Dave Gavitt was just 41 years old when he gave coaching at Providence College in 1979. He had a record of 209-84 in 10 seasons and led the Friars to the 1973 Final Four in St. Louis.

"In some ways I regret it," Gavitt said. "Once a coach, always a coach. But in my case I didn't have to go cold turkey. It's not like I stopped coaching and had to sell insurance. I stayed in the game."

Gavitt, who was the 1980 Olympic coach (the U.S. boycotted the Moscow Games), is the founding father of the Big East. He was elected to the Hall of Fame as a contributor and was presented Friday night by a foursome of coaches from the Big East - UConn's Jim Calhoun, Syracuse's Jim Boeheim, ex-St. John's coach Lou Carnesecca, and ex-Georgetown coach John Thompson.
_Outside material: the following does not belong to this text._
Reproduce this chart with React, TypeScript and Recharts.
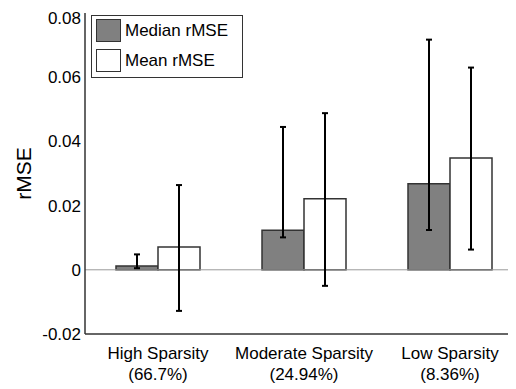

"I did give up coaching at a far younger age than I wanted," Gavitt said. "I did so because I had a young family and I felt I needed to be there for them and be at wife's side more. Professionally, I was committed to putting the Big East together. It was my idea, my concept. I knew I couldn't convince people like Looie Carnesecca and John Thompson to be a part of it while competing against them."

Alessandro Gamba admits his English isn't that great. But the veteran coach of Italy's national and Olympic teams (1979-1992) had a small comfort zone as he could carry on a conversation with Auriemma.

"Greece has a great tradition and many times they've played well in the Olympics and European championships," said Gamba, who was presented by Carnesecca. "What I think the Americans must do is scout the style of each team. They usually scout the individual - are they a left, or a good leaper, or quick. It's important to know the quality and style of each team."